Merry Christmas, said Timothy R. Butler in Open for Business, and welcome to the culture war. A Christian group tried to rally its members against Costco for briefly favoring "holiday" over "Christmas," but this was only the "latest salvo" in an annual debate over whether it's unfair to inundate non-Christians with Christmas. Using "holiday" instead of Christmas is indeed silly, but it's sillier to punish Costco—a company that really cares about its workers—for drawing a line between the gift-buying frenzy and the religious "er, holiday."

You have to admit, said Barbara Curtis in The Christian Science Monitor, the push to remove Christmas from the public sphere has gone a bit overboard. In public schools across the country, teachers present "winter programs" with songs about reindeer, Kwanzaa, and Hannukah, but "nary a note about Jesus." Christianity will survive, but "why bend over backward to acknowledge religious minorities while singling out Christianity for exclusion?"

And spare me the malarkey about how the anti-Christian backlash is about preserving the Constitution, said Michael Medved in The framers of that document "accepted and endorsed the deeply religious nature of the people they represented," and many of them, Thomas Jefferson included, "openly expressed their conviction that the survival of liberty depended on Christian faith." Americans were perfectly comfortable with religious, specifically Christian, expression in the public sphere until secular militants started preaching "ignorant political correctness."
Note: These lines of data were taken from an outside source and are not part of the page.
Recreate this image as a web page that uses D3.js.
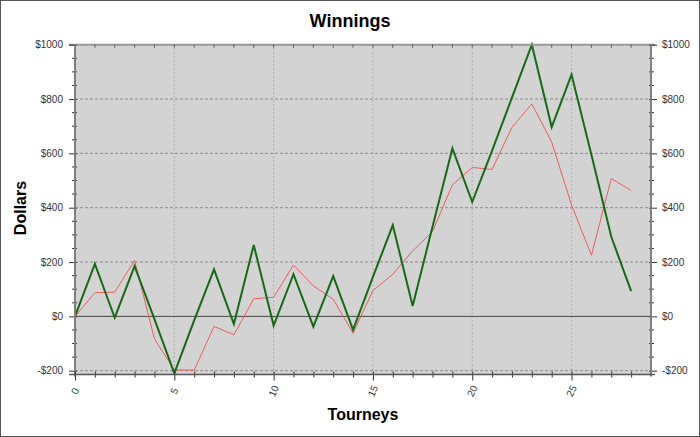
<!DOCTYPE html>
<html>
<head>
<meta charset="utf-8">
<script src="https://cdn.jsdelivr.net/npm/d3@7"></script>
<style>
  html, body { margin: 0; padding: 0; background: #fff; }
  svg { display: block; font-family: "Liberation Sans", Arial, sans-serif; }
</style>
</head>
<body>
<div id="chart"></div>
<script>
// Winnings per tourney, two series
const tourneys = d3.range(0, 29);
const totalWinnings = [0, 193, -5, 185, -10, -210, -15, 173, -28, 263, -34, 155, -38, 148, -50, 145,
  336, 38, 330, 618, 421, 610, 805, 1000, 697, 890, 595, 293, 93];
const averageWinnings = [0, 87, 89, 206, -83, -197, -198, -37, -68, 65, 70, 189, 112, 63, -62, 95,
  155, 241, 312, 484, 548, 541, 696, 782, 642, 410, 225, 507, 464];
const yMajorTicks = [-200, 0, 200, 400, 600, 800, 1000];
const yMinorTicks = d3.range(-200, 1001, 50).filter((v) => v % 200 !== 0);
const xMajorTicks = [0, 5, 10, 15, 20, 25];

const width = 700;
const height = 437;
const plot = { left: 75, right: 651, top: 44.7, bottom: 370.7, axisY: 374.5 };

const svg = d3.select("#chart")
  .append("svg")
  .attr("width", width)
  .attr("height", height);

svg.append("rect")
  .attr("x", 0.5).attr("y", 0.5)
  .attr("width", width - 1).attr("height", height - 1)
  .attr("fill", "#fff")
  .attr("stroke", "#555");

const x = d3.scaleLinear().domain([0, 29]).range([plot.left, plot.right]);
const y = d3.scaleLinear().domain([-200, 1000]).range([plot.bottom, plot.top]);

// plot background
svg.append("rect")
  .attr("x", plot.left)
  .attr("y", plot.top)
  .attr("width", plot.right - plot.left)
  .attr("height", plot.axisY - plot.top)
  .attr("fill", "#d3d3d3");

// grid
const grid = svg.append("g");
grid.selectAll(".hgrid")
  .data(yMajorTicks.filter((v) => v !== 0 && v !== 1000))
  .join("line")
  .attr("x1", plot.left).attr("x2", plot.right)
  .attr("y1", (d) => y(d)).attr("y2", (d) => y(d))
  .attr("stroke", "#777")
  .attr("stroke-width", 0.8)
  .attr("stroke-dasharray", "3,2");

grid.selectAll(".vgrid")
  .data(xMajorTicks.filter((v) => v !== 0))
  .join("line")
  .attr("x1", (d) => x(d)).attr("x2", (d) => x(d))
  .attr("y1", plot.top).attr("y2", plot.axisY)
  .attr("stroke", "#777")
  .attr("stroke-width", 0.8)
  .attr("stroke-dasharray", "1,3");

grid.append("line")
  .attr("x1", plot.left).attr("x2", plot.right)
  .attr("y1", y(0)).attr("y2", y(0))
  .attr("stroke", "#444")
  .attr("stroke-width", 1);

// series
const line = (values) => d3.line()
  .x((d, i) => x(tourneys[i]))
  .y((d) => y(d))(values);

svg.append("path")
  .attr("d", line(averageWinnings))
  .attr("fill", "none")
  .attr("stroke", "#f05a5a")
  .attr("stroke-width", 1);

svg.append("path")
  .attr("d", line(totalWinnings))
  .attr("fill", "none")
  .attr("stroke", "#156b15")
  .attr("stroke-width", 2);

// frame lines
const axisColor = "#808080";
svg.append("line")
  .attr("x1", plot.left - 6).attr("x2", plot.right + 4)
  .attr("y1", plot.top).attr("y2", plot.top)
  .attr("stroke", "#999").attr("stroke-width", 2);

// left axis
const leftAxis = svg.append("g")
  .attr("transform", `translate(${plot.left},0)`)
  .call(d3.axisLeft(y).tickValues(yMajorTicks).tickSize(6).tickPadding(6)
    .tickFormat((d) => (d < 0 ? "-$" + -d : "$" + d)));
leftAxis.select(".domain").remove();
leftAxis.selectAll(".tick line").attr("x1", 2).attr("stroke", "#333");
leftAxis.selectAll(".tick text").attr("fill", "#333").style("font-size", "10px");
svg.append("g")
  .attr("transform", `translate(${plot.left},0)`)
  .selectAll("line")
  .data(yMinorTicks)
  .join("line")
  .attr("x1", -3).attr("x2", 2)
  .attr("y1", (d) => y(d)).attr("y2", (d) => y(d))
  .attr("stroke", "#333");
svg.append("line")
  .attr("x1", plot.left).attr("x2", plot.left)
  .attr("y1", plot.top).attr("y2", plot.axisY + 2)
  .attr("stroke", axisColor).attr("stroke-width", 2);

// right axis
const rightAxis = svg.append("g")
  .attr("transform", `translate(${plot.right},0)`)
  .call(d3.axisRight(y).tickValues(yMajorTicks).tickSize(6).tickPadding(5)
    .tickFormat((d) => (d < 0 ? "-$" + -d : "$" + d)));
rightAxis.select(".domain").remove();
rightAxis.selectAll(".tick line").attr("x1", -2).attr("stroke", "#333");
rightAxis.selectAll(".tick text").attr("fill", "#333").style("font-size", "10px");
svg.append("g")
  .attr("transform", `translate(${plot.right},0)`)
  .selectAll("line")
  .data(yMinorTicks)
  .join("line")
  .attr("x1", -2).attr("x2", 3)
  .attr("y1", (d) => y(d)).attr("y2", (d) => y(d))
  .attr("stroke", "#333");
svg.append("line")
  .attr("x1", plot.right).attr("x2", plot.right)
  .attr("y1", plot.top).attr("y2", plot.axisY + 2)
  .attr("stroke", axisColor).attr("stroke-width", 2);

// top ticks
svg.append("g")
  .selectAll("line")
  .data(tourneys.slice(1))
  .join("line")
  .attr("x1", (d) => x(d)).attr("x2", (d) => x(d))
  .attr("y1", plot.top).attr("y2", plot.top + 3)
  .attr("stroke", "#555");

// bottom axis
const bottomAxis = svg.append("g")
  .attr("transform", `translate(0,${plot.axisY})`)
  .call(d3.axisBottom(x).tickValues(tourneys).tickSize(4).tickFormat(""));
bottomAxis.select(".domain").remove();
bottomAxis.selectAll(".tick line")
  .attr("y1", -3)
  .attr("y2", (d) => (d % 5 === 0 ? 6 : 3))
  .attr("stroke", "#333");
svg.append("line")
  .attr("x1", plot.left - 6).attr("x2", plot.right + 4)
  .attr("y1", plot.axisY).attr("y2", plot.axisY)
  .attr("stroke", "#555").attr("stroke-width", 1.5);

svg.append("g")
  .selectAll("text")
  .data(xMajorTicks)
  .join("text")
  .attr("transform", (d) => `translate(${x(d)},391) rotate(-65)`)
  .attr("text-anchor", "middle")
  .attr("dy", "0.35em")
  .attr("fill", "#333")
  .style("font-size", "10px")
  .text((d) => d);

// titles
svg.append("text")
  .attr("x", width / 2).attr("y", 27)
  .attr("text-anchor", "middle")
  .style("font-size", "18px").style("font-weight", "bold")
  .text("Winnings");

svg.append("text")
  .attr("x", 363).attr("y", 420)
  .attr("text-anchor", "middle")
  .style("font-size", "16px").style("font-weight", "bold")
  .text("Tourneys");

svg.append("text")
  .attr("transform", "translate(26,208) rotate(-90)")
  .attr("text-anchor", "middle")
  .style("font-size", "16px").style("font-weight", "bold")
  .text("Dollars");
</script>
</body>
</html>
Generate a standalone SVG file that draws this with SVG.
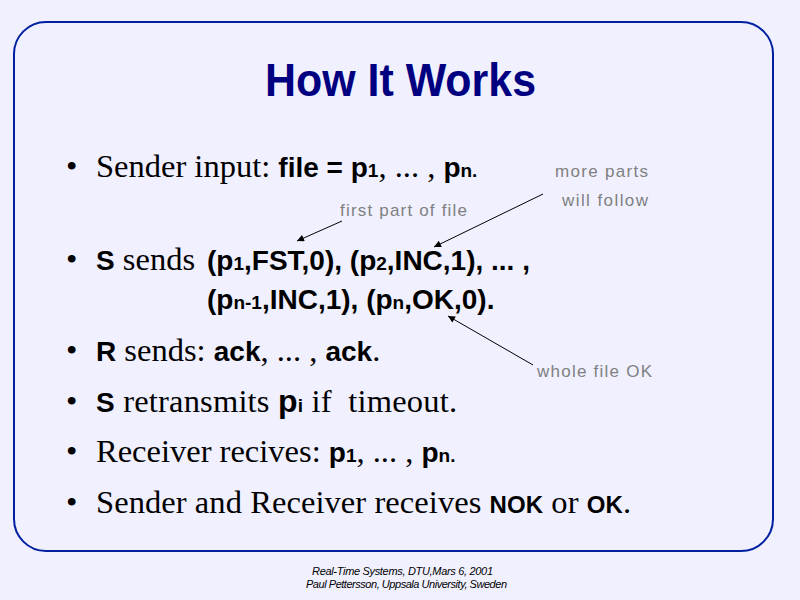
<svg xmlns="http://www.w3.org/2000/svg" width="800" height="600" viewBox="0 0 800 600">
<defs>
<style>
.serif{font-family:"Liberation Serif","Times New Roman",serif;font-size:32.5px;fill:#000}
.b{font-family:"Liberation Sans",Arial,sans-serif;font-weight:bold;font-size:28px}
.bp{font-family:"Liberation Sans",Arial,sans-serif;font-weight:bold;font-size:32px}
.sm{font-family:"Liberation Sans",Arial,sans-serif;font-weight:bold;font-size:19px}
.ok{font-family:"Liberation Sans",Arial,sans-serif;font-weight:bold;font-size:24px}
.note{font-family:"Liberation Sans",Arial,sans-serif;font-size:17px;fill:#808080}
.foot{font-family:"Liberation Sans",Arial,sans-serif;font-style:italic;font-size:11px;fill:#000}
.conn{stroke:#000;stroke-width:1;fill:none;marker-end:url(#ah)}
</style>
<marker id="ah" viewBox="0 0 10 10" refX="10" refY="5" markerWidth="9" markerHeight="7" markerUnits="userSpaceOnUse" orient="auto">
<path d="M0,0 L10,5 L0,10 z" fill="#000"/>
</marker>
</defs>
<rect x="0" y="0" width="800" height="600" fill="#F0F0FF"/>
<rect id="frame" x="14" y="22" width="759" height="529" rx="32" ry="32" fill="none" stroke="#0020A0" stroke-width="2"/>
<text id="title" x="265" y="96" textLength="271" lengthAdjust="spacingAndGlyphs" font-family="Liberation Sans, Arial, sans-serif" font-weight="bold" font-size="47" fill="#000080">How It Works</text>

<g id="bullets" class="serif">
<text x="66" y="177">•</text>
<text x="66" y="270">•</text>
<text x="66" y="361">•</text>
<text x="66" y="412">•</text>
<text x="66" y="462">•</text>
<text x="66" y="513">•</text>
</g>

<g id="line1"><text class="serif" x="96" y="177">Sender input: <tspan class="b">file = p</tspan><tspan class="sm">1</tspan>, ... , <tspan class="b">p</tspan><tspan class="sm">n.</tspan></text></g>
<g id="line2"><text class="serif" x="96" y="270"><tspan class="b">S</tspan> sends</text>
<text class="b" x="207" y="270">(p<tspan class="sm">1</tspan>,FST,0), (p<tspan class="sm">2</tspan>,INC,1), ... ,</text></g>
<g id="line3"><text class="b" x="207" y="309">(p<tspan class="sm">n-1</tspan>,INC,1), (p<tspan class="sm">n</tspan>,OK,0).</text></g>
<g id="line4"><text class="serif" x="96" y="361"><tspan class="b">R</tspan> sends: <tspan class="b">ack</tspan>, ... , <tspan class="b">ack</tspan>.</text></g>
<g id="line5"><text class="serif" x="96" y="412" xml:space="preserve" textLength="361"><tspan class="b">S</tspan> retransmits <tspan class="bp">p</tspan><tspan class="sm">i</tspan> if  timeout.</text></g>
<g id="line6"><text class="serif" x="96" y="462">Receiver recives: <tspan class="b">p</tspan><tspan class="sm">1</tspan>, ... , <tspan class="b">p</tspan><tspan class="sm">n.</tspan></text></g>
<g id="line7"><text class="serif" x="96" y="513" textLength="535">Sender and Receiver receives <tspan class="ok">NOK</tspan> or <tspan class="ok">OK</tspan>.</text></g>

<g id="note-more"><text class="note" x="555" y="177" textLength="93">more parts</text>
<text class="note" x="562" y="206" textLength="86">will follow</text></g>
<g id="note-first"><text class="note" x="340" y="216" textLength="127">first part of file</text></g>
<g id="note-whole"><text class="note" x="537" y="377" textLength="115">whole file OK</text></g>

<g id="connectors">
<line class="conn" x1="342" y1="221" x2="297" y2="241"/>
<line class="conn" x1="543" y1="194" x2="434" y2="247"/>
<line class="conn" x1="533" y1="365" x2="448" y2="316"/>
</g>

<g id="footer">
<text class="foot" x="312" y="575" textLength="181">Real-Time Systems, DTU,Mars 6, 2001</text>
<text class="foot" x="306" y="588" textLength="201">Paul Pettersson, Uppsala University, Sweden</text>
</g>
</svg>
"Bah, humbug," said Mary Sanchez in The Kansas City Star. Nobody's asking for the "extermination of Christmas," as the defenders of a controversial plan to put a Nativity scene at the Washington state Capitol claim. If anybody's downgrading the meaning of Christmas, it's the mean-spirited culture warriors who refuse to lighten up and "let Christmas be Christian," instead of insisting that people of other faith get in the spirit, too.